Records excerpted from a collection

•••

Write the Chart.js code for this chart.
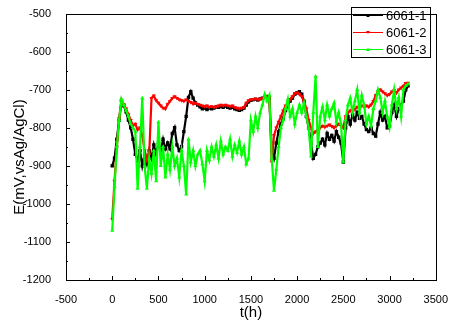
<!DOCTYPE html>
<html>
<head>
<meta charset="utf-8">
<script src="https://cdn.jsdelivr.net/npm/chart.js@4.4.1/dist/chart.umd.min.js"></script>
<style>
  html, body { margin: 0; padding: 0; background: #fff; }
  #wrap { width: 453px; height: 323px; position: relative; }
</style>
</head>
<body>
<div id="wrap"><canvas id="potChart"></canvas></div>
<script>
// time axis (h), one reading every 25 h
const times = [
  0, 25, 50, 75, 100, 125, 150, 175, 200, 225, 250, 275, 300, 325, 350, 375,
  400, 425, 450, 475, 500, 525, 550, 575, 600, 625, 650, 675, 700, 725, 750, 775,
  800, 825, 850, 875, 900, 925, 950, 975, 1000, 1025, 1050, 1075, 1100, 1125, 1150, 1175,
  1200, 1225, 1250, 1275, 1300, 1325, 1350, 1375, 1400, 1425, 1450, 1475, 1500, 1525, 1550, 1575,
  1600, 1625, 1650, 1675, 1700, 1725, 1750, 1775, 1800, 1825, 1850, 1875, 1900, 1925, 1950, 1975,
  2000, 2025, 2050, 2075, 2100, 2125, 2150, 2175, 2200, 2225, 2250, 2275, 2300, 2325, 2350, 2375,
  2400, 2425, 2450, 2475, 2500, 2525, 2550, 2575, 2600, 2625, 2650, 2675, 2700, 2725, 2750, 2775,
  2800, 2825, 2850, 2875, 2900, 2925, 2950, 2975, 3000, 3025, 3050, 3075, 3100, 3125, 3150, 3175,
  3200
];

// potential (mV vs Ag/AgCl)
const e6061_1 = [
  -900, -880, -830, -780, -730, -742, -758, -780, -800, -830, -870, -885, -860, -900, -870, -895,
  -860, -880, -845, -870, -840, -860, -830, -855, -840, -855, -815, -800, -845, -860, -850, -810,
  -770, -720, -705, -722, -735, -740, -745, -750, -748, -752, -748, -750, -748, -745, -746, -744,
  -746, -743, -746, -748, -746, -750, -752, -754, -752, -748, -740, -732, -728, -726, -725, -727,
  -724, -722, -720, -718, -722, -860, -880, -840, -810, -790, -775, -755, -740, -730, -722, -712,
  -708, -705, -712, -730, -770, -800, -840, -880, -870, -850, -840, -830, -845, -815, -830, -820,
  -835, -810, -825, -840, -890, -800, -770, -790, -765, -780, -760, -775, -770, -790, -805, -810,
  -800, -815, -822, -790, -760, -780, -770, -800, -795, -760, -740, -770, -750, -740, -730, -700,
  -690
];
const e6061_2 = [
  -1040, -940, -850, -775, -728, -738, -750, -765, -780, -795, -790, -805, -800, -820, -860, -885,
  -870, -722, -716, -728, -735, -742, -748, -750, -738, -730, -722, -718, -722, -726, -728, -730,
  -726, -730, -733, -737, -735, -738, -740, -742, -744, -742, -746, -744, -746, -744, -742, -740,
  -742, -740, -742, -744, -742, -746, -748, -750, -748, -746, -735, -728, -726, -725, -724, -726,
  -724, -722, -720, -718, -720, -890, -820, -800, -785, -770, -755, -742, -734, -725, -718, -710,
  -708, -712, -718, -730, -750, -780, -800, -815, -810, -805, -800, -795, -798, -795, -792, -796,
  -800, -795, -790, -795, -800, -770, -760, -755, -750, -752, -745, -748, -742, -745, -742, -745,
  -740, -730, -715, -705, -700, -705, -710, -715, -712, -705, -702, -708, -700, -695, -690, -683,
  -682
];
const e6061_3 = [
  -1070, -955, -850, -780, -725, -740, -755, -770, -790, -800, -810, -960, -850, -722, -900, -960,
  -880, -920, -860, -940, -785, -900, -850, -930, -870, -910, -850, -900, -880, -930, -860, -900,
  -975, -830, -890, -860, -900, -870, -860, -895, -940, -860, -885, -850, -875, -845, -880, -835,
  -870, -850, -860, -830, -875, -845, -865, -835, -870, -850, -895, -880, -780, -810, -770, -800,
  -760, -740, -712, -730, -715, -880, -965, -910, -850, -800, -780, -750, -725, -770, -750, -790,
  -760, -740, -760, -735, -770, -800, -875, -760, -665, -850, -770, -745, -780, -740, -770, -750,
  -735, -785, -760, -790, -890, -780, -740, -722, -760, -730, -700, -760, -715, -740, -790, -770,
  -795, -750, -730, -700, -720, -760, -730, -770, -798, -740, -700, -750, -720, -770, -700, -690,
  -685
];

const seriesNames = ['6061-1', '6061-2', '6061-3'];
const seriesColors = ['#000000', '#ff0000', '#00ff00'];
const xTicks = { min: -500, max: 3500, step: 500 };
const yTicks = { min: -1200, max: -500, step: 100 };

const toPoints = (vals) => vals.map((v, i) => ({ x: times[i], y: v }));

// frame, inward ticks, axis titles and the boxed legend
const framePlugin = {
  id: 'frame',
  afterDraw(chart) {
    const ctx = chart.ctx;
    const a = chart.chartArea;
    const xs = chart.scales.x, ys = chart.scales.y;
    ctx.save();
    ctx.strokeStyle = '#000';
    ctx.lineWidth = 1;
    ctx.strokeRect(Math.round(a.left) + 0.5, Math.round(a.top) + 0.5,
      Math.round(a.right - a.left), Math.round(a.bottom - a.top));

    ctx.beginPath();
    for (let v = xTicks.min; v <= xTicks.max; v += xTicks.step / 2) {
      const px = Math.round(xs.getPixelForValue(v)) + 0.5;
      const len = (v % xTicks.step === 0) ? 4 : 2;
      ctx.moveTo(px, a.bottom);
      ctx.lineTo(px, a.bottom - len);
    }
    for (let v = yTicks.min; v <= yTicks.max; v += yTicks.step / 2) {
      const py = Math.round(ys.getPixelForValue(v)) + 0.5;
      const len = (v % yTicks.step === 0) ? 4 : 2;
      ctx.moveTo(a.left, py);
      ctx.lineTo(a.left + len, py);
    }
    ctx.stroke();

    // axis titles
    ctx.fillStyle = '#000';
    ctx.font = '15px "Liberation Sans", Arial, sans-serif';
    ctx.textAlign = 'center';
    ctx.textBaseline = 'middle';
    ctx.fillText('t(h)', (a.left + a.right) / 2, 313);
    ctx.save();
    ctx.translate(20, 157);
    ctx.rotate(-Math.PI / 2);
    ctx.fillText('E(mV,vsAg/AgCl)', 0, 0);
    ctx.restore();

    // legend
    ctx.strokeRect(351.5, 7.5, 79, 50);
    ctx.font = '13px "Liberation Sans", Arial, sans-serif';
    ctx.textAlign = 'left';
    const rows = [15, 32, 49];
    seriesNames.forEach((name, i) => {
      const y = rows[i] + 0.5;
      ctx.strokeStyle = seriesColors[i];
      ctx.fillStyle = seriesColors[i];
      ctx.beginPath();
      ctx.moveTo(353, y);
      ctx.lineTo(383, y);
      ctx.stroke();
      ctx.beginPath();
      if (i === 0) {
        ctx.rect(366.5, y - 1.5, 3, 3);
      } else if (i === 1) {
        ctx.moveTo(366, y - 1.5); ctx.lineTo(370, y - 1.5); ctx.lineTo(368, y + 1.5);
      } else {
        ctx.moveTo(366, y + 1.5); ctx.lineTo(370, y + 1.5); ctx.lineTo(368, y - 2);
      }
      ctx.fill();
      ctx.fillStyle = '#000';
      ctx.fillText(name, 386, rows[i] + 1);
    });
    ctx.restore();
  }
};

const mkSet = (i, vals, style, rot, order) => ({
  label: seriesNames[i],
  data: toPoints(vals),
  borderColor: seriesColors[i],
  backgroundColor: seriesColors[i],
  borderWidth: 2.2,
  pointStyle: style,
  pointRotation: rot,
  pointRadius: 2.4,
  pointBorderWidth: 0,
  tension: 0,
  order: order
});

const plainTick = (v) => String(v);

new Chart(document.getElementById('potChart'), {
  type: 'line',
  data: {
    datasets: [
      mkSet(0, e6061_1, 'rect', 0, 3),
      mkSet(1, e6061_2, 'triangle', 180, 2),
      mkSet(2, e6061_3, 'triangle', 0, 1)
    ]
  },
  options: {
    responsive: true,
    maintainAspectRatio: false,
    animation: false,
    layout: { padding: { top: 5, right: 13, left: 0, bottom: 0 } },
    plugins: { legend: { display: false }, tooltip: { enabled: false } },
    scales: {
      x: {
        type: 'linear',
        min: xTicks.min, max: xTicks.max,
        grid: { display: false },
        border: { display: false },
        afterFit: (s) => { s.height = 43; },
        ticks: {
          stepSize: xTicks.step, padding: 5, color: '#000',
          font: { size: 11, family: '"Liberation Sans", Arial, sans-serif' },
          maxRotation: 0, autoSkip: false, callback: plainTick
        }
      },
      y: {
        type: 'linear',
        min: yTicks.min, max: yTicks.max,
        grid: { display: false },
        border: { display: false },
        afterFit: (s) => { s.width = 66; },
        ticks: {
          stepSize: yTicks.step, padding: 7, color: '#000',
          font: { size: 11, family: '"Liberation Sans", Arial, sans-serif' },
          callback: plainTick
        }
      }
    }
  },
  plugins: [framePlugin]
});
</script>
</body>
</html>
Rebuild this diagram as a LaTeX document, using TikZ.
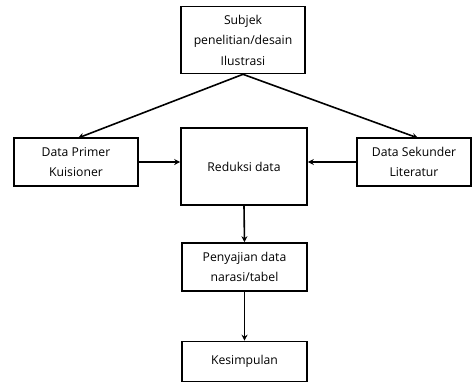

•••

Given problem:
What is the number of lines containing "document"? Give that number only.

Written reply:
2